OK--that was an insanely long and stupid rant. Sorry...no wonder I rarely get posts...everyone is so sick of reading my inane rantings. Well, the confident me is back.

I ran into H, talking to another friend (the cute coworker, of all people). For the first time, H came up to me to say hello, in a cute way. I was nice, sweet, but OFF. Totally detached. I smiled, but avoided eye contact. I KNOW he could tell something was up...in fact, I think that's why he called to say Thank you...he is almost psychic with knowing if I know something. I don't want him to think that though...and then go and HIDE more things to keep it from me. I want him to go about his business...not hide things b/c he is afraid of me knowing.

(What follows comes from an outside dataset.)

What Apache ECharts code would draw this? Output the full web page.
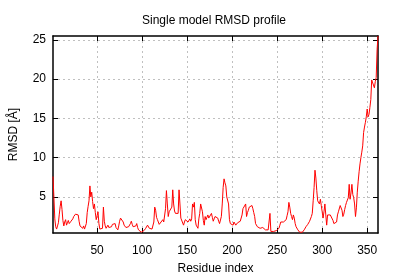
<!DOCTYPE html>
<html>
<head>
<meta charset="utf-8">
<script src="https://cdn.jsdelivr.net/npm/echarts@6/dist/echarts.min.js"></script>
<style>html,body{margin:0;padding:0;background:#fff}#c{width:400px;height:280px}</style>
</head>
<body>
<div id="c"></div>
<script>
const titleText = 'Single model RMSD profile';
const xName = 'Residue index';
const yName = 'RMSD [Å]';
const xTicks = [50, 100, 150, 200, 250, 300, 350];
const yTicks = [5, 10, 15, 20, 25];
const rmsd = [
7.6,5.0,2.2,1.2,0.9,1.3,1.7,2.8,3.8,4.5,
3.4,2.0,1.3,1.8,2.1,1.4,1.7,2.0,1.6,1.4,
1.9,1.7,2.2,2.5,2.4,2.8,2.6,2.9,2.7,1.9,
1.3,1.5,1.2,1.0,1.3,0.9,1.1,1.6,3.0,3.8,
4.5,6.4,5.0,5.6,4.4,3.5,4.1,3.0,2.1,2.6,
3.1,1.6,0.9,0.8,1.1,1.0,3.7,1.9,1.3,1.0,
1.2,1.4,1.1,1.0,1.3,1.2,1.5,1.6,1.4,1.6,
1.1,0.9,0.8,1.3,1.9,2.3,2.2,2.4,1.8,1.4,
1.3,1.1,1.0,1.0,1.2,1.4,1.6,1.9,1.5,1.2,
1.1,1.0,1.3,1.6,1.1,0.8,0.6,0.7,0.5,0.6,
0.4,0.7,0.8,1.0,1.2,1.4,1.3,1.0,1.1,1.1,
0.9,0.7,1.8,3.7,3.3,2.4,2.1,2.1,1.5,1.4,
1.8,2.0,2.1,1.8,1.6,3.5,5.8,4.1,2.5,3.1,
2.9,3.2,3.7,5.9,4.1,3.2,2.9,3.1,3.0,2.9,
5.9,4.1,2.3,2.1,2.3,1.4,1.8,2.1,2.0,2.3,
1.8,1.6,2.2,1.9,2.2,4.1,3.7,4.3,2.1,1.4,
1.2,1.0,2.2,2.9,4.1,4.3,3.1,2.0,1.4,2.5,
2.1,2.4,2.7,2.3,2.1,2.5,2.9,2.4,1.9,2.2,
2.5,2.7,2.5,2.3,1.9,1.6,1.4,2.5,4.1,6.2,
7.3,6.8,6.4,5.0,5.2,4.1,2.1,1.6,1.8,1.7,
1.4,1.8,1.6,1.4,1.5,1.7,1.8,1.6,1.9,2.1,
2.7,3.5,3.7,3.3,4.1,2.5,3.0,3.3,3.7,3.6,
3.7,3.9,3.5,3.0,2.5,1.6,1.4,1.2,1.3,1.4,
1.0,1.1,1.0,1.1,1.2,1.0,0.8,0.7,0.6,0.8,
0.9,2.9,0.6,0.5,0.4,0.6,0.5,0.5,0.7,0.9,
0.8,1.0,1.4,1.8,1.9,1.7,1.8,1.9,2.0,2.1,
2.6,3.1,4.3,3.7,2.9,2.5,2.1,2.7,2.3,1.6,
1.2,1.0,0.8,0.7,0.5,0.4,0.6,0.5,0.7,0.8,
1.0,1.2,1.4,1.5,1.6,1.9,2.1,2.5,2.9,4.5,
6.2,8.4,7.4,5.8,4.5,4.3,4.1,4.7,3.9,3.1,
2.3,3.1,4.1,2.7,1.4,2.7,2.5,2.6,2.7,2.6,
2.5,2.0,1.6,1.6,1.7,1.8,2.7,3.1,2.9,3.9,
3.9,3.3,2.5,2.8,3.4,3.9,4.3,4.6,4.9,6.6,
4.7,5.5,6.6,5.3,4.9,4.1,2.5,3.6,5.6,7.0,
8.2,9.2,10.0,10.7,11.5,13.2,13.9,14.5,15.2,16.2,
15.2,15.5,16.4,17.4,19.9,19.8,19.7,18.9,19.7,20.2,
23.8,25.5
];
const residues = rmsd.map((v, i) => i + 1);

const X_MIN = 1, X_MAX = residues.length;
const Y_MIN = 0.4, Y_MAX = 25.5;
const font = 'Liberation Sans, Arial, Helvetica, sans-serif';
const txt = {color: '#000', fontFamily: font, fontSize: 12};
const border = {show: true, onZero: false, lineStyle: {color: '#000', width: 1.5}};
const tick = (vals) => ({show: true, inside: true, length: 5, customValues: vals, lineStyle: {color: '#000', width: 1}});
const grid = {show: true, lineStyle: {color: '#c0c0c0', type: [2, 3], width: 1}};

const chart = echarts.init(document.getElementById('c'), null, {renderer: 'canvas'});
chart.setOption({
  animation: false,
  backgroundColor: '#fff',
  title: {text: titleText, left: 209, textAlign: 'center', top: 10, textStyle: {...txt, fontWeight: 'normal'}},
  grid: {left: 52, right: 22, top: 36, bottom: 40, containLabel: false},
  xAxis: [
    {type: 'value', min: X_MIN, max: X_MAX, position: 'bottom',
     name: xName, nameLocation: 'middle', nameGap: 30, nameTextStyle: txt,
     axisLine: border, axisTick: tick(xTicks), splitLine: grid,
     axisLabel: {...txt, margin: 12, customValues: xTicks}},
    {type: 'value', min: X_MIN, max: X_MAX, position: 'top',
     axisLine: border, axisTick: tick(xTicks), splitLine: {show: false},
     axisLabel: {show: false, customValues: xTicks}}
  ],
  yAxis: [
    {type: 'value', min: Y_MIN, max: Y_MAX, position: 'left',
     name: yName, nameLocation: 'middle', nameGap: 33, nameRotate: 90, nameTextStyle: txt,
     axisLine: border, axisTick: tick(yTicks), splitLine: grid,
     axisLabel: {...txt, margin: 7, customValues: yTicks}},
    {type: 'value', min: Y_MIN, max: Y_MAX, position: 'right',
     axisLine: border, axisTick: tick(yTicks), splitLine: {show: false},
     axisLabel: {show: false, customValues: yTicks}}
  ],
  series: [{
    type: 'line', xAxisIndex: 0, yAxisIndex: 0,
    data: residues.map((r, i) => [r, rmsd[i]]),
    showSymbol: false, symbol: 'none',
    lineStyle: {color: '#ff0000', width: 1},
    z: 3
  }]
});
</script>
</body>
</html>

Then, I talked to H, casually, not with the same enthusiasm I had the last days/weeks. Friendly but flat. It's all I could muster. He asked me to come to his office...WHAT?? He HATES me being there, and I have not gone since our blow up and before that, since we exploded...he asked that I not come. I said OK. He was eager to talk, chat, showed me new stuff, pictures, again played music that I loved. Just very excited that I was there...yet, again, all I could muster was flat and nice/happy. Just calm. He could definately tell something was up. At one point, I saw that his hands were SHAKING. He has steady hands...it's what he does for a living...so I commented on this. He gave me a look of shock and panic. I asked if he was OK, hands shaking. He said he had worked out and his hands were shaking...sounded nervous. I asked if that was really it...and he looked me square in teh eye, expecting me to be angry...instead, I patted him on the knee and said, "I mean, maybe you're nervous I'm here, the last time I was in your office was a HORRIBLE night..." He seemed relieved that I wasn't angry....then made a comment that he KNEW I would ask that. I dropped it. He didn't seem in a rush for me to leave, I told him I had to go. He walked me out. I casually said goodbye. His phone rang 2x...I said that I would leave so he could take the call. He got jumpy and emphatically said NO, he has no idea who calls him there, no one has the number and went on for 20 minutes about how no one calls him on the phone and he needs doesn't need to pick it up. I didn't say a word.

He is definately kissing butt, going out of his way to invite me, be excited with me, prove to me that all is OK and all is clean. Hmmmm...SHOULD I WORRY about this behavior? He feels caught in a lie. Before, he wouldn't care and blow up at me for checking on him...maybe he would have if I confronted him. For the first time...he was TRYING. I wasn't. That was nice. Normally, if he perceived me angry, he would not call, would not initiate being with me, he would withdraw more. This was weird.

But, I'm back on track. Getting geared up for the trip and quite excited thinking about that. Thinking abotu getting things ready at work, and making plans to hang with friends. H, well, come what may. I will not engage in this crap--life is too dang short.